Task to complete.
From the records, pick out and copy each line containing "page".

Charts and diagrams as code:

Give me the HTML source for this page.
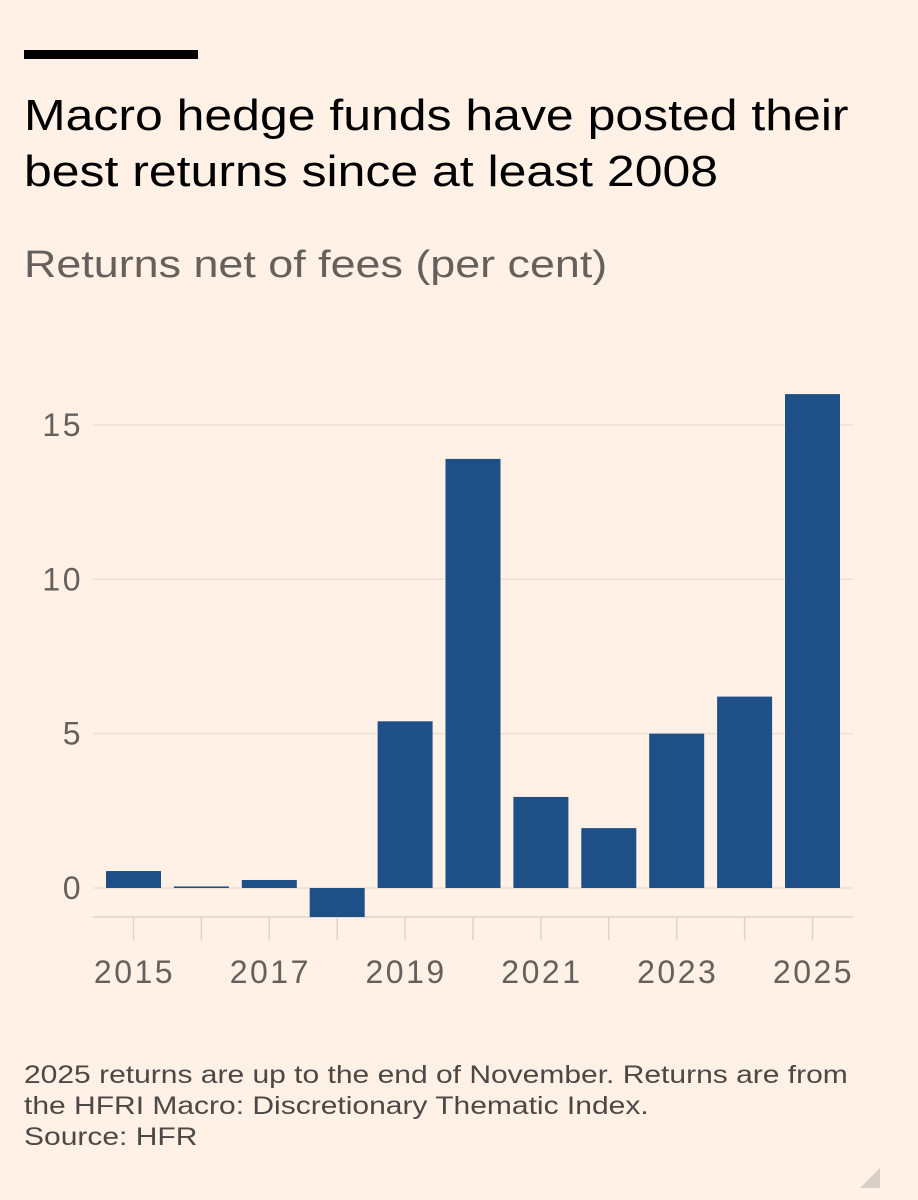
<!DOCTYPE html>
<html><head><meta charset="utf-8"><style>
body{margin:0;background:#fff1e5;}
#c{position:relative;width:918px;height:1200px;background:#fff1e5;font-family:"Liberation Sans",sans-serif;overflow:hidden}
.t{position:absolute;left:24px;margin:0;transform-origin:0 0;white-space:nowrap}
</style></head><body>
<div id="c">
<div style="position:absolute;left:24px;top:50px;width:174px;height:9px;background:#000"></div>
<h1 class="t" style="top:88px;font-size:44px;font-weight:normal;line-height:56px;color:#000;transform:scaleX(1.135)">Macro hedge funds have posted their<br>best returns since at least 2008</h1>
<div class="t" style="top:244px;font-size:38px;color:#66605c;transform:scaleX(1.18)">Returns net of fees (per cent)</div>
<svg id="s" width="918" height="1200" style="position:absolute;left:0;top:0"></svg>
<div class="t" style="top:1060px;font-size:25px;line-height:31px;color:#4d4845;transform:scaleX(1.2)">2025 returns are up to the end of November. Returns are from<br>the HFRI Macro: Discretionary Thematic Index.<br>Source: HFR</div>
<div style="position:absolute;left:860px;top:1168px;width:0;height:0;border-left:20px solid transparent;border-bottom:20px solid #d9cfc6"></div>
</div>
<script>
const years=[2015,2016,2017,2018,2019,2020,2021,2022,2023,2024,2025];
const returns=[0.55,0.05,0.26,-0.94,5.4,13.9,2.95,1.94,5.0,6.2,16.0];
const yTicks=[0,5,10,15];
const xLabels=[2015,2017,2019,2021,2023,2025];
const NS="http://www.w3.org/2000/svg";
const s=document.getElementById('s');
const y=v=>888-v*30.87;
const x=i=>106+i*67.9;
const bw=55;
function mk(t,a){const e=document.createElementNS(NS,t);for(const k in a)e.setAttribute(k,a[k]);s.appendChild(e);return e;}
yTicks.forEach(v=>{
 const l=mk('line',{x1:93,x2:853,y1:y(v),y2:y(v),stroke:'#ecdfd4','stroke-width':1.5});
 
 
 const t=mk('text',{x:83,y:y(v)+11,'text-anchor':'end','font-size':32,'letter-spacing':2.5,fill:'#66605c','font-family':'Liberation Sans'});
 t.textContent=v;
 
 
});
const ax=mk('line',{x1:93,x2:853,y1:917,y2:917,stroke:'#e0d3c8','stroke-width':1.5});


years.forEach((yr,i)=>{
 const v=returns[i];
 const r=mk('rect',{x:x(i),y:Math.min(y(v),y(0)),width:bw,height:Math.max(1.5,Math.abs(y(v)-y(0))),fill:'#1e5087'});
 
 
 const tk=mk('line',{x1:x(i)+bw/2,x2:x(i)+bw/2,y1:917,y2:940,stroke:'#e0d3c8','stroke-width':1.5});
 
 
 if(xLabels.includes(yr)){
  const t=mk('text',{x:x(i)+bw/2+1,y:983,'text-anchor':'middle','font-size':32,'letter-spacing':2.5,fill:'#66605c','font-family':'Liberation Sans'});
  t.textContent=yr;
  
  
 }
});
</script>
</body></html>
...
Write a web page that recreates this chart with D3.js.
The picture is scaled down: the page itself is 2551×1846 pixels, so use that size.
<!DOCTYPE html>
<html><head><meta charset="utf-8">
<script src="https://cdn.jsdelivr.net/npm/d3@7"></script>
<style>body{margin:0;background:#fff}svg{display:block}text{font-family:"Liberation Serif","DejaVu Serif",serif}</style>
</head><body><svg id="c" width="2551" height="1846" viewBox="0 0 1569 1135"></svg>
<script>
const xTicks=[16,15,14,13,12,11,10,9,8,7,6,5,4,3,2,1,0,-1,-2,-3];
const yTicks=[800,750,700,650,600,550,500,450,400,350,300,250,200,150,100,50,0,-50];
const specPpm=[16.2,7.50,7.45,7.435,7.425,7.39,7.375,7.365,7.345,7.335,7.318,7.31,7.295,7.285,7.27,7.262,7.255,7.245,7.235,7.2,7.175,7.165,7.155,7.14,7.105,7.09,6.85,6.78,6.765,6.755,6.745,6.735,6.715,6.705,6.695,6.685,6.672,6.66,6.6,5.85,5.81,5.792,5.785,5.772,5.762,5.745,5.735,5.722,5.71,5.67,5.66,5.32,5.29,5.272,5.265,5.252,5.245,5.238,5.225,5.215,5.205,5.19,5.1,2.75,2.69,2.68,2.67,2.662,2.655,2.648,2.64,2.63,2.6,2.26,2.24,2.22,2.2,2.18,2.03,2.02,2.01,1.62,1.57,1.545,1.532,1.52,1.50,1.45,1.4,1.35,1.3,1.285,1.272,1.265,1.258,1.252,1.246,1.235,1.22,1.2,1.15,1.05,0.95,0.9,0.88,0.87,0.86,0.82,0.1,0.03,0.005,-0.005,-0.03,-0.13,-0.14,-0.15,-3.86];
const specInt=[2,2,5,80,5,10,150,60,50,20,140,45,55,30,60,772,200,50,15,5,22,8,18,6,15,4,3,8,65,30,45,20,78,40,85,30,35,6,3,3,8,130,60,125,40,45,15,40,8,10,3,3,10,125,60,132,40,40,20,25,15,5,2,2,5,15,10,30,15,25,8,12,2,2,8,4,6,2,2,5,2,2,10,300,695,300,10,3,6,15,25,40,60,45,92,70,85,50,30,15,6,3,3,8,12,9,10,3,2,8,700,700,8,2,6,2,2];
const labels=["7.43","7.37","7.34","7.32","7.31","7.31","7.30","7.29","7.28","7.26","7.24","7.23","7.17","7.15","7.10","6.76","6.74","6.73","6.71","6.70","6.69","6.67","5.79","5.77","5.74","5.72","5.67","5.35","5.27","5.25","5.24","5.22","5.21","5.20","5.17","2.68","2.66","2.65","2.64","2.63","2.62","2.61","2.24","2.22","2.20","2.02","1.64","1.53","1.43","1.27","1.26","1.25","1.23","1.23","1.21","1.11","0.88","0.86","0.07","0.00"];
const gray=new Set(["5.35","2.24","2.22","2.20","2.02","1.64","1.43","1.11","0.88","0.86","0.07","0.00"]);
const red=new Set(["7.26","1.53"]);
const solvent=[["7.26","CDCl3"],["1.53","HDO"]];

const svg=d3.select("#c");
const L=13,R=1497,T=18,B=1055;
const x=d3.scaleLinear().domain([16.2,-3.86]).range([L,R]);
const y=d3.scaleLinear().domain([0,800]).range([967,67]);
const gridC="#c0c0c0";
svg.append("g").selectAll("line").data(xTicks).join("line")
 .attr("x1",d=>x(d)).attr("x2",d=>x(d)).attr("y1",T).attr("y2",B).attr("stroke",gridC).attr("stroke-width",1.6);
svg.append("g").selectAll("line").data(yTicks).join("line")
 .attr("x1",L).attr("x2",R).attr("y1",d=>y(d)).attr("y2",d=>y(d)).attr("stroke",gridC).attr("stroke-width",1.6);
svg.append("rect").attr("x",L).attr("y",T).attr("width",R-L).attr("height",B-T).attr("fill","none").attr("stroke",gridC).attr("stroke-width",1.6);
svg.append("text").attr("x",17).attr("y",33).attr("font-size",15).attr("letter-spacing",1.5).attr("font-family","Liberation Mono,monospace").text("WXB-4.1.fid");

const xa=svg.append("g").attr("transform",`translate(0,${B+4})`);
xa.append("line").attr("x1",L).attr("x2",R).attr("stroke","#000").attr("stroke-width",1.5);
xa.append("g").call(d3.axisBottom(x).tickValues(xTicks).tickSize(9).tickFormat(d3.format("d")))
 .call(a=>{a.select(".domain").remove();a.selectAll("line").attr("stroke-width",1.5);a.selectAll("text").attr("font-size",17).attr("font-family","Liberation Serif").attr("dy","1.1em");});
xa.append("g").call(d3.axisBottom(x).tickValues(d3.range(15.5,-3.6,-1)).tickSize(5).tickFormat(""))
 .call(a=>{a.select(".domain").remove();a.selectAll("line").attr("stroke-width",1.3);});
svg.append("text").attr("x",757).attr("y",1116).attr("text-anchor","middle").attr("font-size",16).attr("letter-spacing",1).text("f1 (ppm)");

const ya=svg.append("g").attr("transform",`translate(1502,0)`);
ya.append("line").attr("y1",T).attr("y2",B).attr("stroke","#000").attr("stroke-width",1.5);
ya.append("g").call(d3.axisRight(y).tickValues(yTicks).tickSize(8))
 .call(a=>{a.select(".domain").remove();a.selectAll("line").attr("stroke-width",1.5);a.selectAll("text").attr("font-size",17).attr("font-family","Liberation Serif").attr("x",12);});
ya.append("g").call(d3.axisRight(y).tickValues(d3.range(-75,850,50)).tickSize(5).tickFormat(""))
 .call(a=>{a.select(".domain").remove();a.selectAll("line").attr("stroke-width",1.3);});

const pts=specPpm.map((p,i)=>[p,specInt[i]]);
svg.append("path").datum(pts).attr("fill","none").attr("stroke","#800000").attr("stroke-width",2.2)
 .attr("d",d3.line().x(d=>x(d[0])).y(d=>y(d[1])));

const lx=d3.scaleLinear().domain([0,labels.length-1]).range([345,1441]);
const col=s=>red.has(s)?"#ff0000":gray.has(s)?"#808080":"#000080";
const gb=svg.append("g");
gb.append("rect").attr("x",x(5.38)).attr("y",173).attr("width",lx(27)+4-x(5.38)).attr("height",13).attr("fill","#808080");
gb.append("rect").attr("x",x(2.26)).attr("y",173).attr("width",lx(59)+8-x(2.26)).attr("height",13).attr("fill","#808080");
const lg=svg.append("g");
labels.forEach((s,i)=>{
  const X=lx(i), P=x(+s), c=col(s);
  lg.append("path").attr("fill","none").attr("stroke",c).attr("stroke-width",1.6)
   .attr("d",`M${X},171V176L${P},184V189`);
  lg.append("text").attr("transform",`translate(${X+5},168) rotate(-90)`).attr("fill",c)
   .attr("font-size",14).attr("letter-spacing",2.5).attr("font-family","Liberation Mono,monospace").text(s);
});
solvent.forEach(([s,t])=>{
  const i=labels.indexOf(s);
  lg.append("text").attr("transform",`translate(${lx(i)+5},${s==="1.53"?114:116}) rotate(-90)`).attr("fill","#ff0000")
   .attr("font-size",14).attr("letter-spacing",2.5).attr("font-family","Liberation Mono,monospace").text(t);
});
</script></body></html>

Response to the exercise.
Give me the HTML source for this page.
Write a web page that recreates this chart with D3.js.
The picture is scaled down: the page itself is 2551×1846 pixels, so use that size.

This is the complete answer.